Zu Position/Beleg 13:

Die zu dieser Position vorgelegte Rechnung betrifft internistische Behandlungen in der Zeit vom 21. Oktober 2002 bis zum 3. Dezember 2002 und kann nicht berücksichtigt werden. Denn das Nierenhämatom ist als Diagnose nicht ausdrücklich genannt; genannt sind lediglich drei Diagnosen, die sich zwar auf Nieren beziehen, aber ihrer Art nach und auch hinsichtlich des zeitlichen Abstandes zu der umstrittenen Behandlung (Juni 2002, d. h. vier bis sechs Monate vor den hier abgerechneten Leistungen) wohl eher nicht mit dem Hämatom in Verbindung zu bringen sind.
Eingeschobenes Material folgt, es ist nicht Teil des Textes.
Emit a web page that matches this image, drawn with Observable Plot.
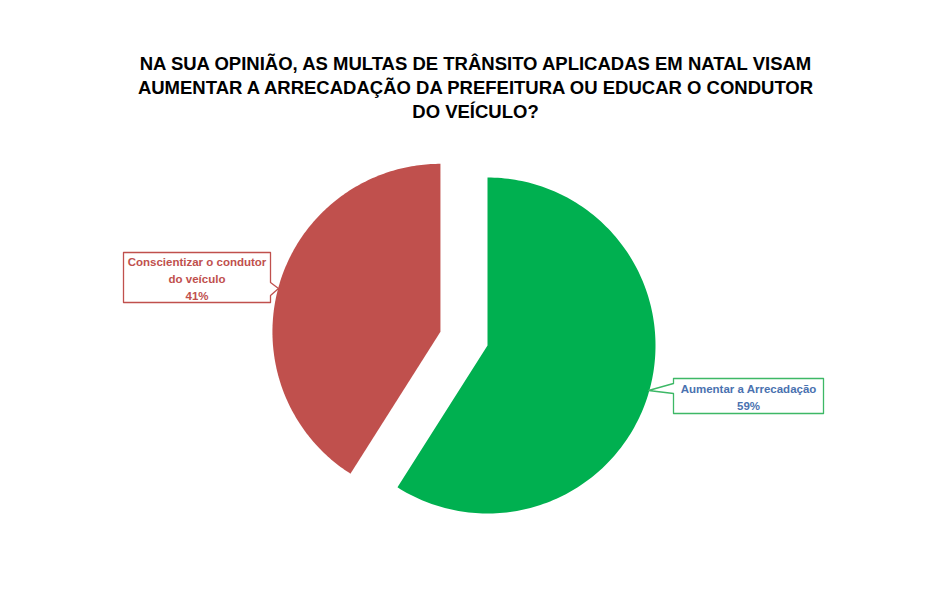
<!DOCTYPE html>
<html><head><meta charset="utf-8">
<script src="https://cdn.jsdelivr.net/npm/d3@7"></script>
<script src="https://cdn.jsdelivr.net/npm/@observablehq/plot@0.6"></script>
<style>
body{margin:0;background:#fff;width:951px;height:606px;overflow:hidden;}
#title{height:140px;box-sizing:border-box;padding-top:52px;text-align:center;font-family:"Liberation Sans",Arial,sans-serif;font-weight:bold;font-size:18.5px;line-height:23.8px;color:#000;}
#chart svg{display:block;}
</style></head><body>
<div id="title"></div>
<div id="chart"></div>
<script>
const titleLines = [
  "NA SUA OPINIÃO, AS MULTAS DE TRÂNSITO APLICADAS EM NATAL VISAM",
  "AUMENTAR A ARRECADAÇÃO DA PREFEITURA OU EDUCAR O CONDUTOR",
  "DO VEÍCULO?"
];
const categories = ["Aumentar a Arrecadação", "Conscientizar o condutor do veículo"];
const values = [59, 41];
const labelLines = [["Aumentar a Arrecadação", "59%"], ["Conscientizar o condutor", "do veículo", "41%"]];
const sliceColors = ["#00B050", "#C0504D"];
const textColors = ["#4A72B0", "#C0504D"];
const boxColors = ["#3DB866", "#C0504D"];

document.getElementById("title").innerHTML = titleLines.join("<br>");

const W = 951, H = 466;
const cx = 487, cy = 205, R = 168, explodeDist = 49;

const arcs = d3.pie().sort(null)(values);
const slicePts = [];
arcs.forEach((a, i) => {
  const mid = (a.startAngle + a.endAngle) / 2;
  const off = i === 1 ? explodeDist : 0;
  const ox = cx + off * Math.sin(mid), oy = cy - off * Math.cos(mid);
  const cat = categories[i];
  slicePts.push({cat, x: ox, y: oy});
  const n = 180;
  for (let k = 0; k <= n; k++) {
    const t = a.startAngle + (a.endAngle - a.startAngle) * k / n;
    slicePts.push({cat, x: ox + R * Math.sin(t), y: oy - R * Math.cos(t)});
  }
});

// callout boxes (layout)
const boxes = [
  {cat: categories[0], x0: 673, x1: 823, y0: 238, y1: 273, side: "left", p0: 243, p1: 253, tx: 648, ty: 250},
  {cat: categories[1], x0: 123, x1: 270, y0: 112, y1: 162, side: "right", p0: 142, p1: 155, tx: 278, ty: 148}
];
const boxPts = [];
boxes.forEach(b => {
  let pts;
  if (b.side === "left") {
    pts = [[b.x0, b.y0], [b.x1, b.y0], [b.x1, b.y1], [b.x0, b.y1], [b.x0, b.p1], [b.tx, b.ty], [b.x0, b.p0], [b.x0, b.y0]];
  } else {
    pts = [[b.x0, b.y0], [b.x1, b.y0], [b.x1, b.p0], [b.tx, b.ty], [b.x1, b.p1], [b.x1, b.y1], [b.x0, b.y1], [b.x0, b.y0]];
  }
  pts.forEach(([x, y]) => boxPts.push({cat: b.cat, x, y}));
});
const labels = boxes.map((b, i) => ({
  cat: b.cat, x: (b.x0 + b.x1) / 2, y: (b.y0 + b.y1) / 2, text: labelLines[i].join("\n"), color: textColors[i]
}));

const chart = Plot.plot({
  width: W, height: H,
  margin: 0,
  x: {domain: [0, W], range: [0, W], axis: null},
  y: {domain: [0, H], range: [0, H], axis: null},
  color: {domain: categories, range: sliceColors},
  style: {background: "#fff"},
  marks: [
    Plot.line(slicePts, {x: "x", y: "y", z: "cat", fill: "cat", stroke: "none", curve: "linear"}),
    Plot.line(boxPts, {x: "x", y: "y", z: "cat", stroke: d => boxColors[categories.indexOf(d.cat)], fill: "white", strokeWidth: 1.3, curve: "linear"}),
    Plot.text(labels, {x: "x", y: "y", text: "text", fill: "color", fontSize: 11.5, fontWeight: "bold", lineHeight: 1.45,
      fontFamily: "'Liberation Sans',Arial,sans-serif"})
  ]
});
document.getElementById("chart").appendChild(chart);
</script>
</body></html>
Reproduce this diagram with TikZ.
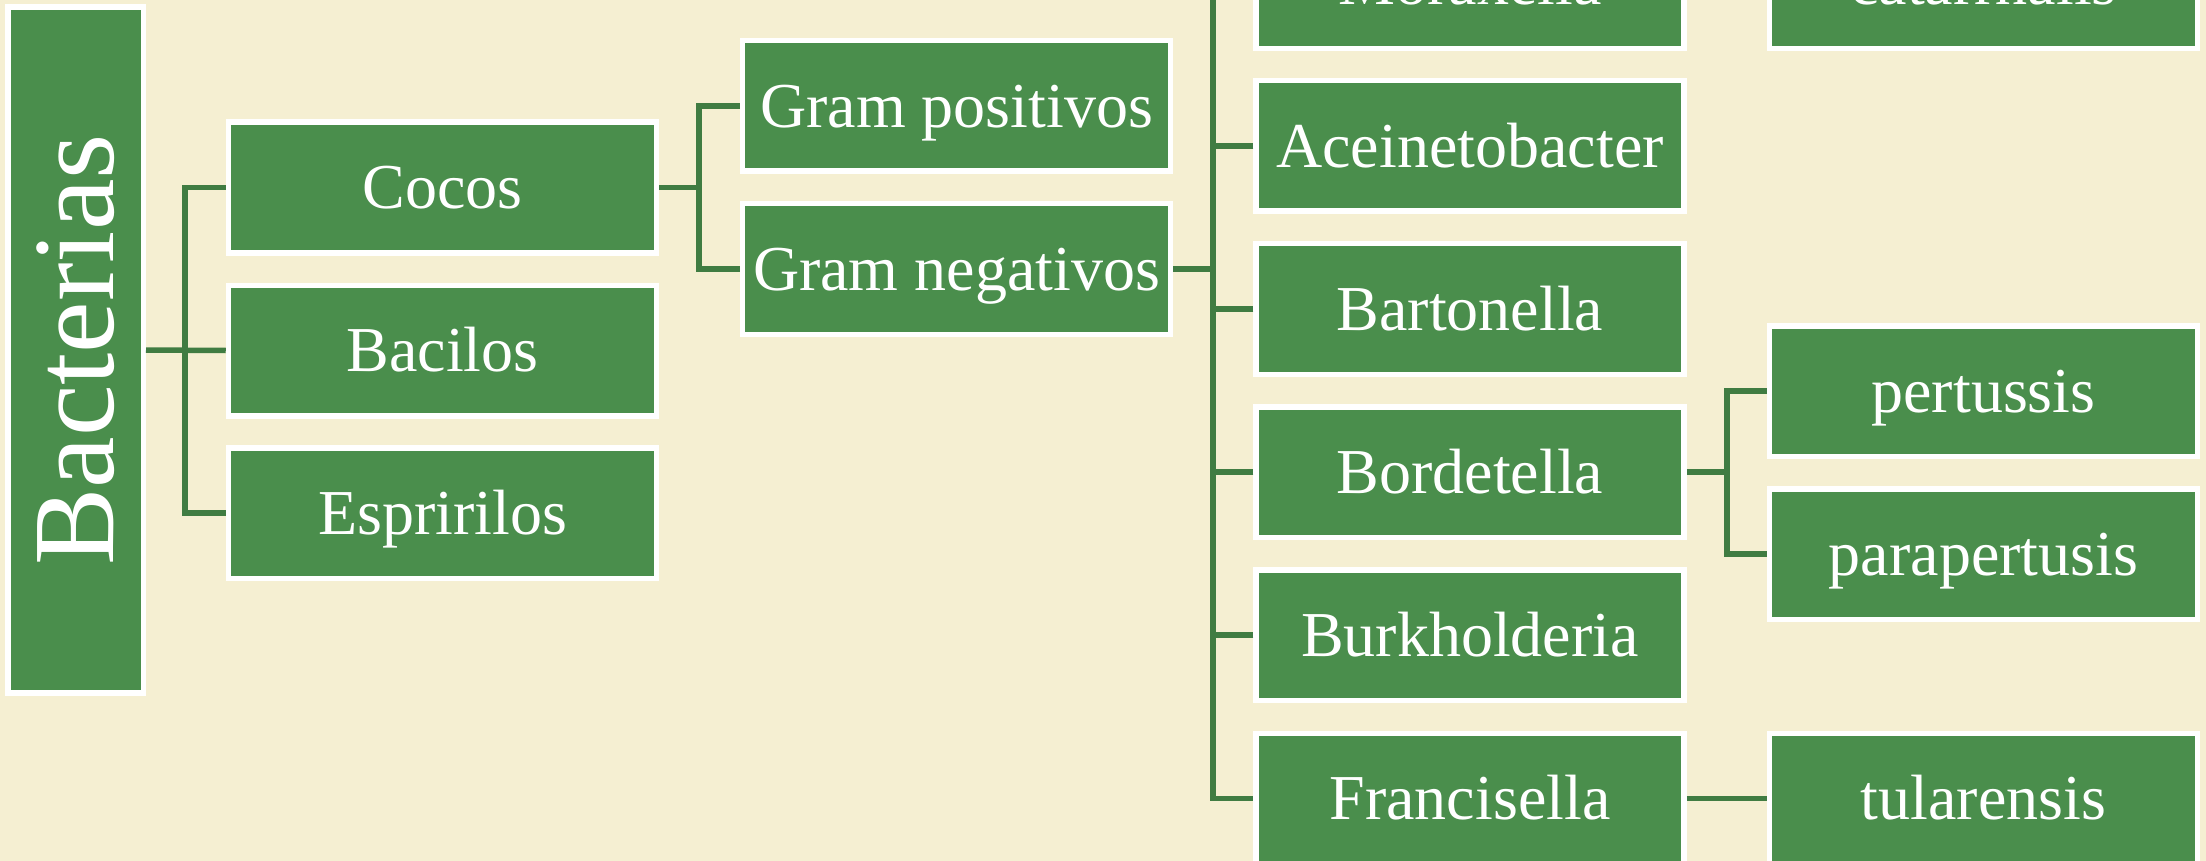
\documentclass[tikz,border=0pt]{standalone}
\usepackage{fontspec}
\setmainfont{Liberation Serif}
\definecolor{bgcream}{RGB}{245,239,210}
\definecolor{boxgreen}{RGB}{74,142,76}
\definecolor{linegreen}{RGB}{64,124,66}
\begin{document}
\begin{tikzpicture}[x=1pt,y=-1pt,
  box/.style={draw=white, line width=5.5pt, fill=boxgreen, text=white,
    minimum width=428pt, minimum height=130.5pt, inner sep=0pt,
    font=\fontsize{64}{70}\selectfont, text height=42.4pt, text depth=0pt},
  conn/.style={draw=linegreen, line width=5.5pt}]
\useasboundingbox (0,0) rectangle (2206,861);
\fill[bgcream] (0,0) rectangle (2206,861);
\clip (0,0) rectangle (2206,861);
% root
\node[box, minimum width=685.5pt, minimum height=135.5pt, rotate=90,
  font=\fontsize{116}{120}\selectfont, text height=76.5pt] (bac) at (75.5,350) {Bacterias};
% column 1
\node[box] (cocos) at (442.5,187.5) {Cocos};
\node[box] (bacilos) at (442.5,350.5) {Bacilos};
\node[box] (esp) at (442.5,513) {Espririlos};
% column 2
\node[box] (gpos) at (956.5,106) {Gram positivos};
\node[box] (gneg) at (956.5,269) {Gram negativos};
% column 3
\node[box] (mora) at (1470,-16.5) {Moraxella};
\node[box] (acein) at (1470,146) {Aceinetobacter};
\node[box] (barto) at (1470,309) {Bartonella};
\node[box] (borde) at (1470,472) {Bordetella};
\node[box] (burk) at (1470,635) {Burkholderia};
\node[box] (franc) at (1470,798.5) {Francisella};
% column 4
\node[box] (catar) at (1983.5,-16.5) {catarrhalis};
\node[box] (pert) at (1983.5,391) {pertussis};
\node[box] (parap) at (1983.5,554) {parapertusis};
\node[box] (tular) at (1983.5,798.5) {tularensis};
% connectors
\coordinate (j1) at (185,350);
\coordinate (j2) at (699,187.5);
\coordinate (j3) at (1213,-40);
\coordinate (j4) at (1727,472);
\draw[conn] (bac.south) -- (bacilos.west);
\draw[conn] (cocos.west) -| (j1) |- (esp.west);
\draw[conn] (gpos.west) -| (j2) |- (gneg.west);
\draw[conn] (cocos.east) -- (j2);
\draw[conn] (j3) |- (franc.west);
\draw[conn] (gneg.east) -- (gneg.east -| j3);
\draw[conn] (mora.west) -- (mora.west -| j3);
\draw[conn] (acein.west) -- (acein.west -| j3);
\draw[conn] (barto.west) -- (barto.west -| j3);
\draw[conn] (borde.west) -- (borde.west -| j3);
\draw[conn] (burk.west) -- (burk.west -| j3);
\draw[conn] (pert.west) -| (j4) |- (parap.west);
\draw[conn] (borde.east) -- (j4);
\draw[conn] (franc.east) -- (tular.west);
\end{tikzpicture}
\end{document}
Zu den Positionen/Belegen 14 und 15:

Die zu diesen Positionen vorgelegten Belege, nämlich die Laborrechnung (Beleg 14) und die Abrechnung einer internistischen Behandlung (Beleg 15) stehen in Zusammenhang mit den internistische Behandlungen in der Zeit vom 21. Oktober 2002 bis zum 3. Dezember 2002 gemäß Beleg 13 und können aus den oben zu Position/Beleg 13 ausgeführten Gründen insgesamt nicht berücksichtigt werden.

Zusammenfassung:

Insgesamt ergibt sich dementsprechend der zuzusprechende Betrag von [330,14 Euro (Position 1) + 440,43 Euro (Position 5) + 181,62 Euro (Position 6) + 116,02 Euro (Position 7) + 89,40 Euro (Position 8) + 216,66 Euro (Position 9) + 50,28 Euro (Position 11) =] 1.424,55 Euro.

Der zuerkannte Zinsanspruch beruht auf § 288 ZPO.

3.

Prozessuale Nebenentscheidungen:

Die Kostenentscheidung beruht auf § 97 Abs. 1 ZPO, die Entscheidung über die vorläufige Vollstreckbarkeit auf § 708 Nr. 10, §§ 711, 713 ZPO.

Die Revision war nicht zuzulassen, weil die Voraussetzungen des § 543 Abs. 2 ZPO hierfür nicht vorliegen. Die entscheidungserheblichen Fragen sind solche des Einzelfalls.